Faster-growing than a tumour,
Through the world sped ugly rumour...

She’s supple, smart, light on her toes,
And gains momentum as she goes.
She may start small as weedy mouse,
But soon she’ll overtop the house,
Till, though her feet in muck may stand,
Her head's up in Cloud-Cuckoo-Land.
Rumour is fast. Her huge black wings
Hide fearful eyes, a tongue that stings,
Lungs that can bellow till they burst
And ears fine-tuned to hear the worst.
By night she’ll hiss round that odd place
Nor earth nor sky (What? Cyberspace?)
And through the small hours she will keep
Alert and growing- she won’t sleep.
Come daylight she’ll observe with malice
Events in cottage and in palace.
Then soon great cities shake in fear
At the enormities they hear,
And shudder when they taste the brew
In which she’s mixed the false and true.
Whenever men, fraught with disgust,
Eye one another with distrust,
Great Rumour has her power
unfurled.
She queens it in our
post-truth world!

George Simmers

If you have any comments on this poetic oddity, George Simmers  would be pleased to hear from you.

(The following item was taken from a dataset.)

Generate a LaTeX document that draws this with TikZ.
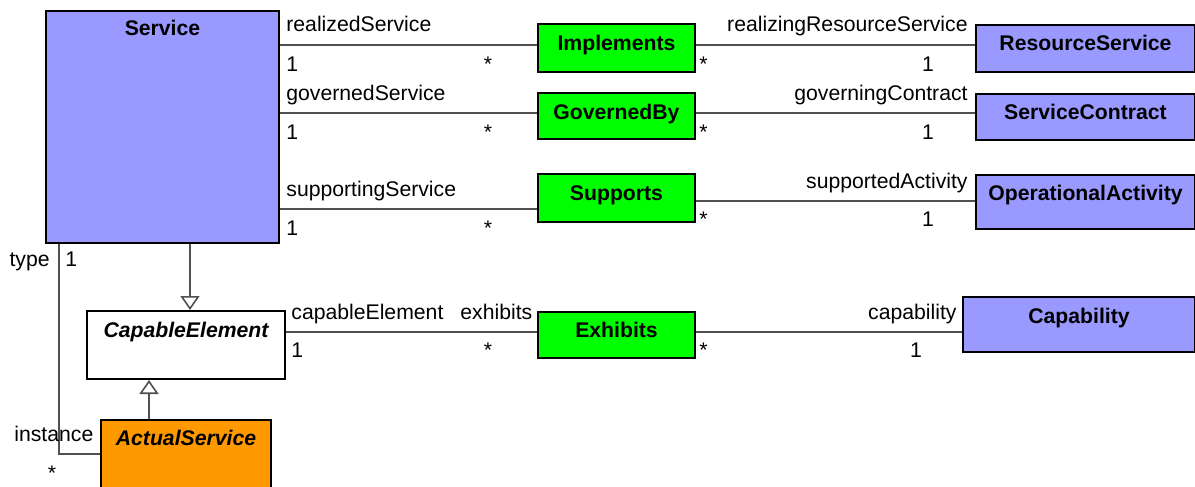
\documentclass[tikz,border=0pt]{standalone}
\usepackage{fontspec}
\setmainfont{Liberation Sans}
\usetikzlibrary{arrows.meta,calc}
\definecolor{cblue}{RGB}{153,153,255}
\definecolor{cgreen}{RGB}{0,255,0}
\definecolor{corange}{RGB}{255,153,0}
\definecolor{cline}{RGB}{80,80,80}
\begin{document}
\begin{tikzpicture}[x=0.5pt,y=-0.5pt,
  font=\fontsize{10.6}{12.5}\selectfont,
  box/.style={draw=black, line width=1pt, anchor=north west, inner sep=0pt},
  svcbox/.style={box, fill=cblue},
  assocbox/.style={box, fill=cgreen},
  ttl/.style={anchor=base, inner sep=0pt, font=\fontsize{10.6}{12.5}\selectfont\bfseries},
  ittl/.style={anchor=base, inner sep=0pt, font=\fontsize{10.6}{12.5}\selectfont\bfseries\itshape},
  lbl/.style={inner sep=0pt},
  conn/.style={draw=cline, line width=0.8pt},
  gen/.style={conn, -{Triangle[length=7pt,width=9.5pt,fill=white]}}
]
\path[use as bounding box] (0,0) rectangle (1195,487);
\clip (0,0) rectangle (1195,487);

% boxes
\node[svcbox, minimum width=116.5pt, minimum height=116pt] (svc) at (45,10) {};
\node[assocbox, minimum width=78.5pt, minimum height=24pt] (imp) at (537,23) {};
\node[assocbox, minimum width=78.5pt, minimum height=23pt] (gov) at (537,92) {};
\node[assocbox, minimum width=78.5pt, minimum height=24pt] (sup) at (537,173) {};
\node[assocbox, minimum width=78.5pt, minimum height=23pt] (exh) at (537,311) {};
\node[svcbox, minimum width=109.5pt, minimum height=23.5pt] (rs) at (975,24) {};
\node[svcbox, minimum width=109.5pt, minimum height=23pt] (sc) at (975,93) {};
\node[svcbox, minimum width=109.5pt, minimum height=27pt] (oa) at (975,174) {};
\node[svcbox, minimum width=116pt, minimum height=27.5pt] (cap) at (962,296) {};
\node[box, fill=white, minimum width=99pt, minimum height=34pt] (ce) at (86,310) {};
\node[box, fill=corange, minimum width=85pt, minimum height=45.5pt] (as) at (100,419) {};

% titles
\node[ttl] (tsvc) at ($(svc.north)+(0,25)$) {Service};
\node[ttl] (timp) at ($(imp.north)+(0,27)$) {Implements};
\node[ttl] (tgov) at ($(gov.north)+(0,27)$) {GovernedBy};
\node[ttl] (tsup) at ($(sup.north)+(0,27)$) {Supports};
\node[ttl] (texh) at ($(exh.north)+(0,26)$) {Exhibits};
\node[ttl] (trs) at ($(rs.north)+(0,26)$) {ResourceService};
\node[ttl] (tsc) at ($(sc.north)+(0,26)$) {ServiceContract};
\node[ttl] (toa) at ($(oa.north)+(0,26)$) {OperationalActivity};
\node[ttl] (tcap) at ($(cap.north)+(0,27)$) {Capability};
\node[ittl] (tce) at ($(ce.north)+(0,27)$) {CapableElement};
\node[ittl] (tas) at ($(as.north)+(0,26)$) {ActualService};

% row coordinates
\coordinate (r1) at (0,45);
\coordinate (r2) at (0,113);
\coordinate (r3l) at (0,209);
\coordinate (r3r) at (0,201);
\coordinate (r4) at (0,332);
\coordinate (g1) at (190,0);
\coordinate (g2) at (149,0);
\coordinate (t1) at (59,0);
\coordinate (t2) at (0,454);

% connectors
\draw[conn] (svc.east |- r1) -- (imp.west |- r1);
\draw[conn] (imp.east |- r1) -- (rs.west |- r1);
\draw[conn] (svc.east |- r2) -- (gov.west |- r2);
\draw[conn] (gov.east |- r2) -- (sc.west |- r2);
\draw[conn] (svc.east |- r3l) -- (sup.west |- r3l);
\draw[conn] (sup.east |- r3r) -- (oa.west |- r3r);
\draw[conn] (ce.east |- r4) -- (exh.west |- r4);
\draw[conn] (exh.east |- r4) -- (cap.west |- r4);
\draw[gen] (svc.south -| g1) -- (ce.north -| g1);
\draw[gen] (as.north -| g2) -- (ce.south -| g2);
\draw[conn] (svc.south -| t1) |- (as.west |- t2);

% row 1 labels
\node[lbl, anchor=base west] (a1) at (286,32) {realizedService};
\node[lbl, anchor=base west] (a2) at (286,71) {1};
\node[lbl, anchor=base] (a3) at (488,71) {*};
\node[lbl, anchor=base west] (a4) at (699,71) {*};
\node[lbl, anchor=base east] (a5) at (968,32) {realizingResourceService};
\node[lbl, anchor=base] (a6) at (928,71) {1};
% row 2 labels
\node[lbl, anchor=base west] (b1) at (286,100) {governedService};
\node[lbl, anchor=base west] (b2) at (286,139) {1};
\node[lbl, anchor=base] (b3) at (488,139) {*};
\node[lbl, anchor=base west] (b4) at (699,139) {*};
\node[lbl, anchor=base east] (b5) at (968,100) {governingContract};
\node[lbl, anchor=base] (b6) at (928,139) {1};
% row 3 labels
\node[lbl, anchor=base west] (c1) at (286,196) {supportingService};
\node[lbl, anchor=base west] (c2) at (286,235) {1};
\node[lbl, anchor=base] (c3) at (488,235) {*};
\node[lbl, anchor=base west] (c4) at (699,226) {*};
\node[lbl, anchor=base east] (c5) at (968,188) {supportedActivity};
\node[lbl, anchor=base] (c6) at (928,226) {1};
% row 4 labels
\node[lbl, anchor=base west] (d1) at (291,319) {capableElement};
\node[lbl, anchor=base west] (d7) at (460,319) {exhibits};
\node[lbl, anchor=base west] (d2) at (291,357) {1};
\node[lbl, anchor=base] (d3) at (488,357) {*};
\node[lbl, anchor=base west] (d4) at (699,357) {*};
\node[lbl, anchor=base east] (d5) at (957,319) {capability};
\node[lbl, anchor=base] (d6) at (916,357) {1};
% type / instance
\node[lbl, anchor=base east] (e1) at (50,266) {type};
\node[lbl, anchor=base west] (e2) at (65,266) {1};
\node[lbl, anchor=base west] (e3) at (14,441) {instance};
\node[lbl, anchor=base] (e4) at (52,480) {*};
\end{tikzpicture}
\end{document}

This version of Virgil's lines was a product of a Poetry Day meeting in Huddersfield, where we read, discussed and wrote about the poetry of Virgil. Thanks to Tim and Ken.

Here is the original Latin:

Extemplo Libyae magnas it Fama per urbes,
Fama, malum qua non aliud velocius ullum:
mobilitate viget virisque adquirit eundo,  
parva metu primo, mox sese attollit in auras
ingrediturque solo et caput inter nubila condit.
illam Terra parens ira inritata deorum
extremam, ut perhibent, Coeo Enceladoque sororem
progenuit pedibus celerem et pernicibus alis,    
monstrum horrendum, ingens, cui quot sunt corpore plumae,
tot vigiles oculi subter (mirabile dictu),
tot linguae, totidem ora sonant, tot subrigit auris.
nocte volat caeli medio terraeque per umbram
stridens, nec dulci declinat lumina somno;       
luce sedet custos aut summi culmine tecti
turribus aut altis, et magnas territat urbes,
tam ficti pravique tenax quam nuntia veri.